Geneva, Alabama—my wife and I are driving Highway 27. The sun is shining. The sky is blue.
I’m on my way to speak at the Farm City Banquet in Coffee County, Alabama. There, I will stand onstage and deliver mediocre entertainment to three hundred folks wearing cowboy hats and eating barbecue.
My brakes screech.
It’s a puppy, sitting in the center of a two-lane highway. Two green eyes, auburn hair, and floppy ears. There is some hound in her.
She’s planted on the yellow line, staring at my windshield.
I flip on my hazards. The puppy whimpers when she sees me come near. She is small. I can see every rib the Good Lord gave her. She licks my face.
There are few blessings greater than puppy breath.
I move her from the highway, into the grass. I bid her goodbye. She wanders into the road again.
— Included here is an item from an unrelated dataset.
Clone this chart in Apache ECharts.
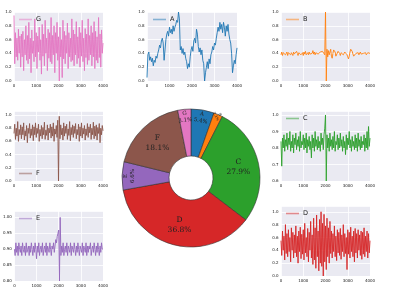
<!DOCTYPE html>
<html><head><meta charset="utf-8">
<script src="https://cdn.jsdelivr.net/npm/echarts@6/dist/echarts.min.js"></script>
<style>html,body{margin:0;padding:0;background:#fff}#c{width:395px;height:296px}</style>
</head><body><div id="c"></div>
<script>
// ---- data ----
const xTicks = [0, 1000, 2000, 3000, 4000];
const pieNames = ['A', 'B', 'C', 'D', 'E', 'F', 'G'];
const pieValues = [5.4, 2.1, 27.9, 36.8, 6.6, 18.1, 3.1];

const G = [0.95,0.25,0.70,0.35,0.62,0.30,0.75,0.40,0.65,0.20,
0.68,0.35,0.72,0.15,0.60,0.38,0.80,0.30,0.66,0.25,
0.85,0.32,0.62,0.12,0.74,0.40,0.58,0.28,0.90,0.35,
0.70,0.18,0.65,0.42,0.78,0.30,0.60,0.10,0.82,0.36,
0.68,0.22,0.88,0.40,0.62,0.15,0.75,0.33,0.70,0.28,
0.92,0.25,0.66,0.38,0.80,0.12,0.70,0.40,0.85,0.30,
0.64,0.00,0.78,0.35,0.60,0.05,0.88,0.32,0.72,0.25,
0.66,0.40,0.84,0.18,0.70,0.35,0.62,0.28,0.90,0.30,
0.74,0.22,0.68,0.38,0.86,0.25,0.64,0.33,0.78,0.20,
0.70,0.36,0.88,0.28,0.62,0.15,0.76,0.34,0.68,0.24,
0.90,0.30,0.66,0.38,0.80,0.22,0.70,0.35,0.86,0.18,
0.72,0.30,0.64,0.26,0.92,0.34,0.68,0.20,0.74,0.40,
0.55];

const A = [0.05,0.38,0.42,0.30,0.35,0.28,0.33,0.22,0.30,0.27,
0.36,0.33,0.40,0.45,0.52,0.48,0.58,0.62,0.55,0.30,
0.45,0.60,0.68,0.72,0.65,0.78,0.70,0.75,0.68,0.80,
0.72,0.78,0.82,0.88,0.85,1.00,0.90,0.45,0.50,0.40,
0.47,0.38,0.42,0.33,0.28,0.18,0.25,0.20,0.35,0.45,
0.50,0.43,0.58,0.62,0.55,0.75,0.68,0.50,0.42,0.48,
0.38,0.45,0.30,0.25,0.00,0.12,0.20,0.28,0.18,0.32,
0.25,0.38,0.42,0.50,0.45,0.55,0.52,0.62,0.70,0.78,
0.72,0.85,0.75,0.82,0.70,0.85,0.78,0.65,0.80,0.72,
0.82,0.68,0.60,0.55,0.40,0.12,0.22,0.30,0.25,0.38,
0.48];

const B = [0.38,0.42,0.37,0.41,0.39,0.43,0.38,0.40,0.42,0.37,
0.41,0.39,0.43,0.38,0.41,0.40,0.37,0.42,0.39,0.41,
0.38,0.43,0.40,0.37,0.41,0.39,0.42,0.38,0.40,0.41,
0.37,0.42,0.39,0.43,0.38,0.40,0.41,0.38,0.42,0.39,
0.41,0.37,0.40,0.44,0.39,0.42,0.38,0.41,0.40,0.43,
0.39,0.41,0.38,0.42,0.44,0.40,0.43,0.41,0.45,0.38,
1.00,0.00,0.46,0.35,
0.44,0.38,0.42,0.46,0.36,0.33,0.40,0.45,0.47,0.42,
0.36,0.34,0.38,0.43,0.45,0.40,0.37,0.41,0.39,0.42,
0.38,0.36,0.42,0.40,0.44,0.38,0.35,0.32,0.36,0.42,
0.46,0.47,0.43,0.39,0.36,0.34,0.37,0.40,0.42,0.39,
0.41,0.38,0.40,0.42,0.39,0.41,0.38,0.40,0.42,0.39,
0.41,0.38,0.40,0.41,0.39,0.42,0.40];

const F = [0.72,0.86,0.63,0.80,0.68,0.90,0.60,0.78,0.70,0.85,
0.64,0.82,0.70,0.88,0.62,0.76,0.68,0.84,0.58,0.80,
0.72,0.87,0.65,0.79,0.69,0.85,0.61,0.82,0.70,0.88,
0.66,0.80,0.72,0.86,0.60,0.78,0.68,0.84,0.64,0.81,
0.70,0.89,0.63,0.77,0.69,0.85,0.62,0.80,0.73,0.86,
0.65,0.82,0.68,0.88,0.60,0.79,0.71,0.84,0.66,0.92,
0.00,0.98,0.64,0.85,0.70,0.80,0.62,0.88,0.68,0.83,
0.72,0.86,0.63,0.79,0.69,0.90,0.61,0.81,0.70,0.85,
0.66,0.83,0.72,0.87,0.64,0.78,0.70,0.86,0.60,0.82,
0.68,0.88,0.65,0.80,0.71,0.84,0.62,0.79,0.69,0.87,
0.66,0.82,0.73,0.86,0.63,0.80,0.70,0.89,0.64,0.83,
0.68,0.85,0.62,0.81,0.72,0.87,0.58,0.80,0.70,0.84,
0.76];

const C = [0.84,0.69,0.86,0.80,0.88,0.78,0.85,0.81,0.89,0.79,
0.86,0.82,0.90,0.78,0.84,0.80,0.88,0.77,0.86,0.82,
0.89,0.79,0.85,0.81,0.87,0.78,0.90,0.80,0.84,0.82,
0.88,0.79,0.86,0.80,0.89,0.77,0.85,0.81,0.87,0.79,
0.84,0.74,0.88,0.80,0.86,0.78,0.90,0.81,0.85,0.79,
0.87,0.80,0.84,0.78,0.89,0.82,0.86,0.79,0.88,0.92,
1.00,0.60,0.88,0.80,0.86,0.78,0.89,0.81,0.85,0.79,
0.87,0.80,0.90,0.78,0.84,0.82,0.88,0.79,0.86,0.80,
0.89,0.81,0.85,0.78,0.87,0.80,0.84,0.76,0.88,0.79,
0.86,0.82,0.90,0.80,0.85,0.78,0.87,0.81,0.84,0.79,
0.88,0.80,0.86,0.78,0.89,0.81,0.85,0.79,0.87,0.80,
0.84,0.82,0.88,0.78,0.86,0.80,0.90,0.79,0.93,0.81,
0.86];

const E = [0.90,0.88,0.92,0.89,0.91,0.88,0.92,0.90,0.89,0.91,
0.88,0.92,0.90,0.89,0.91,0.88,0.92,0.89,0.90,0.91,
0.88,0.91,0.89,0.92,0.90,0.88,0.91,0.89,0.92,0.90,
0.87,0.91,0.89,0.92,0.88,0.90,0.91,0.89,0.92,0.88,
0.90,0.91,0.89,0.92,0.88,0.91,0.90,0.89,0.92,0.90,
0.88,0.91,0.90,0.92,0.89,0.91,0.93,0.92,0.94,0.95,
0.96,0.80,1.00,0.88,0.91,0.89,0.92,0.88,0.90,0.91,
0.89,0.92,0.88,0.91,0.90,0.89,0.92,0.88,0.91,0.90,
0.89,0.92,0.90,0.88,0.91,0.89,0.92,0.90,0.88,0.91,
0.90,0.89,0.92,0.88,0.91,0.90,0.89,0.92,0.88,0.91,
0.89,0.91,0.90,0.92,0.88,0.90,0.91,0.89,0.92,0.90,
0.88,0.91,0.89,0.92,0.90,0.88,0.91,0.89,0.92,0.90,
0.90];

const D = [0.55,0.32,0.70,0.40,0.62,0.25,0.80,0.35,0.66,0.30,
0.72,0.38,0.60,0.22,0.75,0.40,0.68,0.28,0.64,0.36,
0.78,0.30,0.62,0.20,0.70,0.38,0.76,0.27,0.65,0.34,
0.72,0.25,0.82,0.36,0.60,0.30,0.74,0.22,0.68,0.40,
0.85,0.28,0.64,0.18,0.90,0.25,0.75,0.12,0.95,0.30,
0.70,0.08,0.88,0.20,1.00,0.15,0.82,0.00,0.96,0.22,
0.78,0.10,0.90,0.30,0.75,0.20,0.85,0.35,0.70,0.28,
0.66,0.38,0.78,0.30,0.62,0.24,0.72,0.36,0.68,0.32,
0.74,0.26,0.64,0.38,0.80,0.30,0.66,0.35,0.60,0.10,
0.72,0.34,0.68,0.28,0.76,0.38,0.62,0.30,0.70,0.22,
0.74,0.36,0.66,0.28,0.72,0.40,0.64,0.32,0.70,0.26,
0.68,0.34,0.75,0.30,0.62,0.38,0.70,0.28,0.66,0.36,
0.55];

// ---- layout / style ----
const colors = {A:'#1f77b4',B:'#ff7f0e',C:'#2ca02c',D:'#d62728',E:'#9467bd',F:'#8c564b',G:'#e377c2'};
const panels = [
  {name:'G', values:G, box:[14,12,89,69], y:{min:0,max:1,interval:0.2,dec:1}, leg:[19,16]},
  {name:'A', values:A, box:[147,12,90,69], y:{min:0,max:1,interval:0.2,dec:1}, leg:[153,16]},
  {name:'B', values:B, box:[281,12,89,69], y:{min:0,max:1,interval:0.2,dec:1}, leg:[286,16]},
  {name:'F', values:F, box:[14,111,89,70], y:{min:0,max:1.06,interval:0.2,dec:1}, leg:[19,170]},
  {name:'C', values:C, box:[281,111,89,70], y:{min:0.6,max:1.024,interval:0.1,dec:1}, leg:[286,115]},
  {name:'E', values:E, box:[14,211,89,70], y:{min:0.8,max:1.02,interval:0.05,dec:2}, leg:[19,215]},
  {name:'D', values:D, box:[281,206,89,70], y:{min:0,max:1.09,interval:0.2,dec:1}, leg:[286,210]}
];
const tickFont = {fontSize:4, color:'#222', fontFamily:'DejaVu Sans'};

const grid=[], xAxis=[], yAxis=[], series=[], legend=[];
panels.forEach((p,i)=>{
  grid.push({left:p.box[0], top:p.box[1], width:p.box[2], height:p.box[3], show:true,
    backgroundColor:'#EAEAF2', borderWidth:0, containLabel:false});
  xAxis.push({type:'value', gridIndex:i, min:xTicks[0], max:xTicks[xTicks.length-1],
    interval:xTicks[1]-xTicks[0],
    axisLine:{show:false}, axisTick:{show:false},
    splitLine:{show:true, lineStyle:{color:'#fff', width:0.8}},
    axisLabel:Object.assign({margin:2.5, formatter:(v)=>String(Math.round(v))}, tickFont)});
  const yc = p.y;
  yAxis.push({type:'value', gridIndex:i, min:yc.min, max:yc.max, interval:yc.interval,
    axisLine:{show:false}, axisTick:{show:false},
    splitLine:{show:true, lineStyle:{color:'#fff', width:0.8}},
    axisLabel:Object.assign({margin:2.5, formatter:(v)=>{
      const k=(v-yc.min)/yc.interval; return Math.abs(k-Math.round(k))<1e-6 ? v.toFixed(yc.dec) : '';
    }}, tickFont)});
  const n = p.values.length;
  series.push({type:'line', name:p.name, xAxisIndex:i, yAxisIndex:i,
    data:p.values.map((v,j)=>[j*(xTicks[xTicks.length-1])/(n-1), v]),
    showSymbol:false, symbol:'none', lineStyle:{color:colors[p.name], width:1, opacity:0.9},
    itemStyle:{color:colors[p.name]}, silent:true});
  legend.push({data:[p.name], left:p.leg[0], top:p.leg[1], padding:0, icon:'rect',
    itemWidth:13, itemHeight:1.6, itemStyle:{opacity:0.5},
    textStyle:{fontSize:6.5, color:'#222', fontFamily:'DejaVu Sans', padding:[0,0,0,-1]},
    selectedMode:false});
});

const pieCenter=[191,178];
const mainLabelSet=['C','D','F'];
const ringLabel={A:-12, E:90, G:6};
const outerLabel={B:-62};
series.push({type:'pie', center:pieCenter, radius:[22,69], startAngle:90, clockwise:true,
  percentPrecision:1, silent:true,
  data:pieNames.map((n,i)=>({name:n, value:pieValues[i],
    itemStyle:{color:colors[n], borderColor:'#333', borderWidth:0.6},
    label:{show:mainLabelSet.includes(n)}})),
  label:{position:'inside', formatter:'{b}\n{d}%', fontSize:7.5, lineHeight:10,
    color:'#222', fontFamily:'DejaVu Serif'},
  labelLine:{show:false}});
series.push({type:'pie', center:pieCenter, radius:[48,69], startAngle:90, clockwise:true,
  percentPrecision:1, silent:true,
  data:pieNames.map((n,i)=>({name:n, value:pieValues[i],
    itemStyle:{color:'rgba(0,0,0,0)', borderWidth:0},
    label:{show:(n in ringLabel), rotate:(n in ringLabel)?ringLabel[n]:0}})),
  label:{position:'inside', formatter:'{b}\n{d}%', fontSize:5.5, lineHeight:7,
    color:'#222', fontFamily:'DejaVu Serif'},
  labelLine:{show:false}});
series.push({type:'pie', center:pieCenter, radius:[60,70], startAngle:90, clockwise:true,
  percentPrecision:1, silent:true,
  data:pieNames.map((n,i)=>({name:n, value:pieValues[i],
    itemStyle:{color:'rgba(0,0,0,0)', borderWidth:0},
    label:{show:(n in outerLabel), rotate:(n in outerLabel)?outerLabel[n]:0}})),
  label:{position:'inside', formatter:'{b}\n{d}%', fontSize:3.8, lineHeight:4.5,
    color:'#222', fontFamily:'DejaVu Serif'},
  labelLine:{show:false}});

const chart = echarts.init(document.getElementById('c'), null, {renderer:'canvas'});
chart.setOption({animation:false, backgroundColor:'#fff', grid, xAxis, yAxis, legend, series});
</script></body></html>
So, I reason with this animal.
“Stay outta the highway, girl,” I’m saying. “You’ll get run over.”
She barks at me.
I carry her to the nearest porch—a shotgun house with rusty water heaters in the yard and a lopsided porch. Nobody’s at home.
I place her on the steps.
No sooner have I shut my vehicle door than I see a puppy on the pavement again.
I don’t have time for games. I’m running late. I have to be in New Brockton in thirty minutes. I explain this to the dog. She only licks me.
“Don’t lick me,” I warn her.
And I will love her until they lay me down.
She falls asleep in my lap while I drive. I hear her snore. We arrive at the non-pet-friendly hotel. My wife checks in; I carry a large cardboard box through the lobby. The box is whimpering.
“Sir, what’s in that box?” the clerk asks me.
“Don’t mind me, I’m a columnist—sort of.”
“Very good, sir. Enjoy your stay.”
I name her Jessie. I bathe her in the hotel shower. I shampoo her three times until the water isn’t brown anymore.
Later that night, Jessie is in my bed. I place her between my wife and I. Jessie begins the night by our feet.
2 A.M.—she’s resting on my stomach.
7 A.M.—her muzzle is buried in my ear. I can smell her breath.
I pet her. Jessie isn’t healthy, I can tell this. She’s got worms, fleas, and when she breathes, it’s labored. She needs a vet.
There’s a woman in Coffee County who is part of a no-kill refuge. Jo is her name. I call her. She meets me in a Chick-Fil-A parking lot to take Jessie.
For a final goodbye, my wife and I take turns kissing Jessie’s head. She licks us, I don’t mean to cry. Besides, I haven’t even known this stray dog for 24 hours.
But I hate goodbyes.
We place Jessie in the backseat of Jo’s car. I remind Jessie to be a good little girl. She stares at me. She doesn’t need reminders.
Jo drives away. I can still smell her puppy breath.
Someone once asked me if I was certain that God existed. Yes, I am. I know it with all my heart.
Because only God could’ve made dogs.